Boeing and the US Navy have successfully completed the first test flight of the MQ-25 unmanned aerial refueler.
The MQ-25 test aircraft, known as T1, completed the autonomous two-hour flight under the direction of Boeing test pilots operating from a ground control station at MidAmerica St. Louis Airport in Mascoutah, where the test programme is based.
The firm advise that the aircraft completed an autonomous taxi and takeoff and then flew a predetermined route to validate the aircraft’s basic flight functions and operations with the ground control station.
“Seeing MQ-25 in the sky is a testament to our Boeing and Navy team working the technology, systems and processes that are helping get MQ-25 to the carrier,” said Boeing MQ-25 Program Director Dave Bujold.
“This aircraft and its flight test program ensures we’re delivering the MQ-25 to the carrier fleet with the safety, reliability and capability the U.S. Navy needs to conduct its vital mission.”
The Boeing-owned test aircraft is a predecessor to the engineering development model (EDM) aircraft and is being used for early learning and discovery to meet the goals of the US Navy. Boeing will produce four EDM MQ-25 air vehicles for the US Navy under an $805 million contract awarded in August 2018.

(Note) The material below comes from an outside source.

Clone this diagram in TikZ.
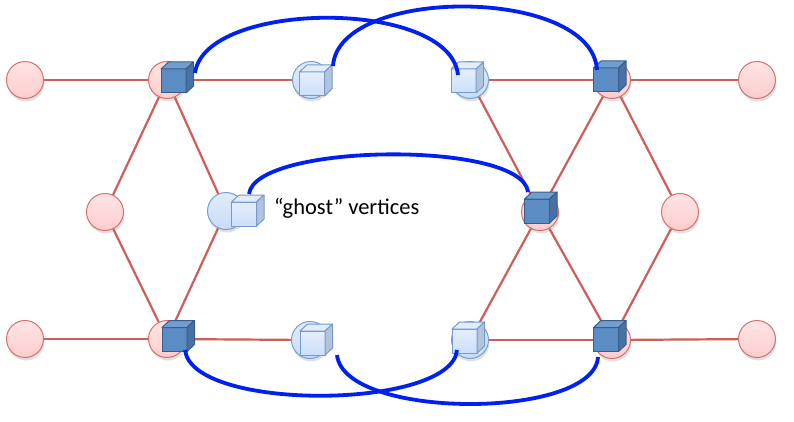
\documentclass[tikz,border=0pt]{standalone}
\usepackage{fontspec}
\setmainfont{Carlito}
\definecolor{edgec}{RGB}{205,95,90}
\definecolor{pinkf}{RGB}{253,205,205}
\definecolor{pinkt}{RGB}{255,228,228}
\definecolor{pinkb}{RGB}{214,112,106}
\definecolor{ghostf}{RGB}{200,220,245}
\definecolor{ghostt}{RGB}{225,236,250}
\definecolor{ghostb}{RGB}{118,158,210}
\definecolor{dfront}{RGB}{92,140,196}
\definecolor{dtop}{RGB}{112,158,208}
\definecolor{dside}{RGB}{72,114,165}
\definecolor{dbord}{RGB}{58,94,140}
\definecolor{lfront}{RGB}{205,223,250}
\definecolor{lfrontt}{RGB}{228,238,252}
\definecolor{ltop}{RGB}{226,236,251}
\definecolor{lside}{RGB}{178,196,220}
\definecolor{lbord}{RGB}{118,154,205}
\definecolor{arcc}{RGB}{0,32,240}
\pgfdeclarelayer{backdrop}
\pgfdeclarelayer{edgelayer}
\pgfsetlayers{backdrop,edgelayer,main}
\begin{document}
\begin{tikzpicture}[x=1pt,y=-1pt,
  pinkv/.style={circle,minimum size=37pt,inner sep=0pt,draw=pinkb,line width=1pt,top color=pinkt,bottom color=pinkf},
  ghostv/.style={circle,minimum size=37pt,inner sep=0pt,draw=ghostb,line width=1pt,top color=ghostt,bottom color=ghostf},
  edge/.style={draw=edgec,line width=2.2pt},
  arcline/.style={draw=arcc,line width=3.8pt},
  darkcube/.pic={
    \filldraw[fill=dfront,draw=dbord,line width=1pt] (-12.5,-12) rectangle (12.5,12);
    \filldraw[fill=dtop,draw=dbord,line width=1pt,line join=round] (-12.5,-12) -- (-5,-19) -- (20,-19) -- (12.5,-12) -- cycle;
    \filldraw[fill=dside,draw=dbord,line width=1pt,line join=round] (12.5,-12) -- (20,-19) -- (20,5) -- (12.5,12) -- cycle;
  },
  lightcube/.pic={
    \filldraw[top color=lfrontt,bottom color=lfront,draw=lbord,line width=1pt] (-12.5,-12) rectangle (12.5,12);
    \filldraw[fill=ltop,draw=lbord,line width=1pt,line join=round] (-12.5,-12) -- (-5,-19) -- (20,-19) -- (12.5,-12) -- cycle;
    \filldraw[fill=lside,draw=lbord,line width=1pt,line join=round] (12.5,-12) -- (20,-19) -- (20,5) -- (12.5,12) -- cycle;
  }]
\begin{pgfonlayer}{backdrop}
\fill[white] (0,0) rectangle (794,422);
\foreach \p in {(25,80),(105,212),(25,339),(167,80),(167,339),(757,80),(680,212),(757,339),(612,80),(540,212),(612,340),(311,80),(226,211),(310,340),(470,80),(470,340)}
  \fill[black,opacity=0.12] \p ++(1,3) circle (18.5);
\end{pgfonlayer}
\useasboundingbox (0,0) rectangle (794,422);

% vertices
\node[pinkv] (l1) at (25,80) {};
\node[pinkv] (l2) at (105,212) {};
\node[pinkv] (l3) at (25,339) {};
\node[pinkv] (h1) at (167,80) {};
\node[pinkv] (h2) at (167,339) {};
\node[pinkv] (r1) at (757,80) {};
\node[pinkv] (r2) at (680,212) {};
\node[pinkv] (r3) at (757,339) {};
\node[pinkv] (k1) at (612,80) {};
\node[pinkv] (k2) at (540,212) {};
\node[pinkv] (k3) at (612,340) {};
\node[ghostv] (g1) at (311,80) {};
\node[ghostv] (g2) at (226,211) {};
\node[ghostv] (g3) at (310,340) {};
\node[ghostv] (g4) at (470,80) {};
\node[ghostv] (g5) at (470,340) {};

% edges (behind vertices)
\begin{pgfonlayer}{edgelayer}
\draw[edge] (l1) -- (h1);
\draw[edge] (h1) -- (g1);
\draw[edge] (h1) -- (l2);
\draw[edge] (l2) -- (h2);
\draw[edge] (h1) -- (g2);
\draw[edge] (g2) -- (h2);
\draw[edge] (l3) -- (h2);
\draw[edge] (h2) -- (g3);
\draw[edge] (g4) -- (k1);
\draw[edge] (k1) -- (r1);
\draw[edge] (g4) -- (k2);
\draw[edge] (k1) -- (k2);
\draw[edge] (k1) -- (r2);
\draw[edge] (r2) -- (k3);
\draw[edge] (k2) -- (g5);
\draw[edge] (k2) -- (k3);
\draw[edge] (g5) -- (k3);
\draw[edge] (k3) -- (r3);
\end{pgfonlayer}

% cubes
\pic at (173.5,81) {darkcube};
\pic at (174.5,339.5) {darkcube};
\pic at (606,80) {darkcube};
\pic at (537,211) {darkcube};
\pic at (606,339.5) {darkcube};
\pic at (312,84) {lightcube};
\pic at (244,214) {lightcube};
\pic at (312.5,343) {lightcube};
\pic at (463.5,81) {lightcube};
\pic at (464.5,341) {lightcube};

% arc end points
\coordinate (a1s) at (195,73);
\coordinate (a1e) at (458,75);
\coordinate (a2s) at (333,66);
\coordinate (a2e) at (597,70);
\coordinate (a3s) at (249,194);
\coordinate (a3e) at (528,192);
\coordinate (a4s) at (185,350);
\coordinate (a4e) at (457,350);
\coordinate (a5s) at (337,355);
\coordinate (a5e) at (598,357);

\draw[arcline] (a1s) .. controls (205,0) and (450,-2) .. (a1e);
\draw[arcline] (a2s) .. controls (338,-14) and (592,-14) .. (a2e);
\draw[arcline] (a3s) .. controls (255,143) and (522,140) .. (a3e);
\draw[arcline] (a4s) .. controls (192,412) and (452,410) .. (a4e);
\draw[arcline] (a5s) .. controls (344,420) and (594,420) .. (a5e);

\node[anchor=west,inner sep=0pt,font=\fontsize{22.5}{27}\selectfont] (lab) at (274,208) {“ghost” vertices};
\end{tikzpicture}
\end{document}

The MQ-25 will provide the US Navy with what Boeing describes as a much-needed carrier-based unmanned aerial refueling capability.
“It will allow for better use of the combat strike fighters currently performing the tanking role and will extend the range of the carrier air wing.”
T1 received its experimental airworthiness certificate from the FAA in September, verifying that the air vehicle meets the agency’s requirements for safe flight.
Testing will continue with T1 to further early learning and discovery that advances major systems and software development.